* WHAT IS EXPECTED
Exactly the lines from the start of the data below through the line that contains "(count) at (96.5,-42.3)" are to be copied, with pictures left out.

* GIVEN INFORMATION
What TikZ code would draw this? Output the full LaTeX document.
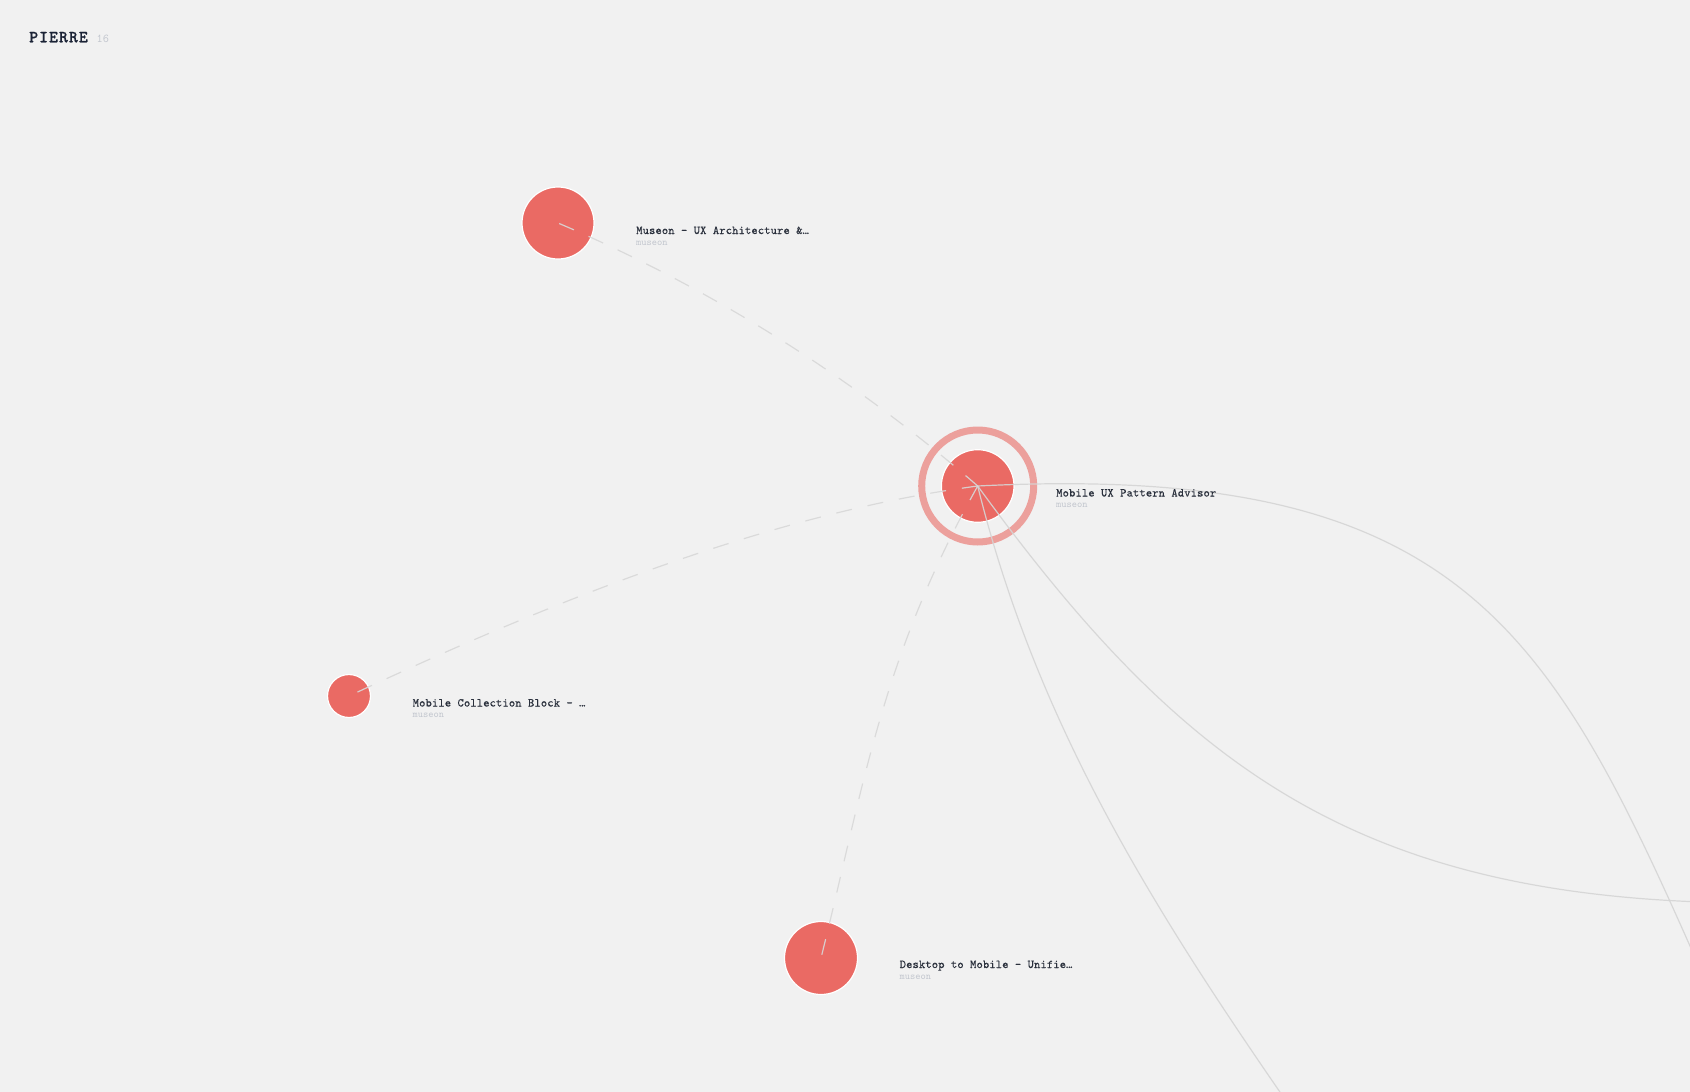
\documentclass[tikz,border=0pt]{standalone}
\usepackage{fontspec}
\usetikzlibrary{calc, positioning}
\newfontfamily\titlefont{lmmonolt10-bold.otf}[LetterSpace=6, FakeBold=0.8]
\newfontfamily\lblfont{lmmono10-regular.otf}[LetterSpace=1, FakeBold=0.35]
\definecolor{pbg}{HTML}{F1F1F1}
\definecolor{pred}{HTML}{EA6A64}
\definecolor{pline}{HTML}{D5D5D5}
\definecolor{pdash}{HTML}{D8D8D8}
\definecolor{pnavy}{HTML}{1B2336}
\definecolor{ptext}{HTML}{2A303C}
\definecolor{pmute}{HTML}{C2C6CE}

\begin{document}
\begin{tikzpicture}[x=1pt, y=1pt,
    dot/.style={circle, fill=pred, draw=white, line width=1.2pt, inner sep=0pt, outer sep=0pt},
    lbl/.style={anchor=base west, inner sep=0pt, text=ptext, font=\lblfont\fontsize{12}{14}\selectfont},
    sub/.style={anchor=base west, inner sep=0pt, text=pmute, font=\ttfamily\fontsize{10}{12}\selectfont},
    link/.style={draw=pline, line width=1.2pt, opacity=0.9},
    weak/.style={link, draw=pdash, dash pattern=on 16pt off 16pt}]
    % canvas
    \fill[pbg] (0,0) rectangle (1690,-1092);
    \useasboundingbox (0,0) rectangle (1690,-1092);
    \clip (0,0) rectangle (1690,-1092);

    % header
    \node[anchor=base west, inner sep=0pt, text=pnavy, font=\titlefont\fontsize{17}{20}\selectfont] (title) at (29,-42.3) {PIERRE};
    \node[anchor=base west, inner sep=0pt, text=pmute, font=\ttfamily\fontsize{12}{14}\selectfont] (count) at (96.5,-42.3) {16};

    % nodes
    \node[dot, minimum size=72.6] (advisor) at (977.7,-486) {};
    \draw[pred, opacity=0.6, line width=7] (advisor.center) circle (56);
    \node[dot, minimum size=72] (museon) at (558,-223) {};
    \node[dot, minimum size=43] (collection) at (349,-696) {};
    \node[dot, minimum size=73] (desktop) at (821,-958) {};

    % ends outside the frame
    \coordinate (far1) at (1716,-1005);
    \coordinate (far2) at (1760,-903);
    \coordinate (far3) at (1300,-1121);

    % links
    \draw[link] (advisor.center) .. controls +(500,25) and +(-160,364) .. (far1);
    \draw[link] (advisor.center) .. controls +(206.5,-283.5) and +(-400,0) .. (far2);
    \draw[link] (advisor.center) .. controls +(60,-242.5) and +(-142.5,205) .. (far3);
    \draw[weak] (advisor.center) .. controls +(139:165) and +(-23:165) .. (museon.center);
    \draw[weak] (advisor.center) .. controls +(187.5:210) and +(25:221) .. (collection.center);
    \draw[weak] (advisor.center) .. controls +(240.9:200) and +(76:180) .. (desktop.center);

    % labels
    \node[lbl] (advisorlbl) at ($(advisor.east)+(42,-10.5)$) {Mobile UX Pattern Advisor};
    \node[sub] at ($(advisorlbl.base west)+(0,-11)$) {museon};
    \node[lbl] (museonlbl) at ($(museon.east)+(42,-11)$) {Museon — UX Architecture \&…};
    \node[sub] at ($(museonlbl.base west)+(0,-11)$) {museon};
    \node[lbl] (collectionlbl) at ($(collection.east)+(42,-10.5)$) {Mobile Collection Block — …};
    \node[sub] at ($(collectionlbl.base west)+(0,-11)$) {museon};
    \node[lbl] (desktoplbl) at ($(desktop.east)+(42,-10)$) {Desktop to Mobile — Unifie…};
    \node[sub] at ($(desktoplbl.base west)+(0,-11)$) {museon};
\end{tikzpicture}
\end{document}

* REPLY TO THE EXERCISE
What TikZ code would draw this? Output the full LaTeX document.
\documentclass[tikz,border=0pt]{standalone}
\usepackage{fontspec}
\usetikzlibrary{calc, positioning}
\newfontfamily\titlefont{lmmonolt10-bold.otf}[LetterSpace=6, FakeBold=0.8]
\newfontfamily\lblfont{lmmono10-regular.otf}[LetterSpace=1, FakeBold=0.35]
\definecolor{pbg}{HTML}{F1F1F1}
\definecolor{pred}{HTML}{EA6A64}
\definecolor{pline}{HTML}{D5D5D5}
\definecolor{pdash}{HTML}{D8D8D8}
\definecolor{pnavy}{HTML}{1B2336}
\definecolor{ptext}{HTML}{2A303C}
\definecolor{pmute}{HTML}{C2C6CE}

\begin{document}
\begin{tikzpicture}[x=1pt, y=1pt,
    dot/.style={circle, fill=pred, draw=white, line width=1.2pt, inner sep=0pt, outer sep=0pt},
    lbl/.style={anchor=base west, inner sep=0pt, text=ptext, font=\lblfont\fontsize{12}{14}\selectfont},
    sub/.style={anchor=base west, inner sep=0pt, text=pmute, font=\ttfamily\fontsize{10}{12}\selectfont},
    link/.style={draw=pline, line width=1.2pt, opacity=0.9},
    weak/.style={link, draw=pdash, dash pattern=on 16pt off 16pt}]
    % canvas
    \fill[pbg] (0,0) rectangle (1690,-1092);
    \useasboundingbox (0,0) rectangle (1690,-1092);
    \clip (0,0) rectangle (1690,-1092);

    % header
    \node[anchor=base west, inner sep=0pt, text=pnavy, font=\titlefont\fontsize{17}{20}\selectfont] (title) at (29,-42.3) {PIERRE};
    \node[anchor=base west, inner sep=0pt, text=pmute, font=\ttfamily\fontsize{12}{14}\selectfont] (count) at (96.5,-42.3) {16};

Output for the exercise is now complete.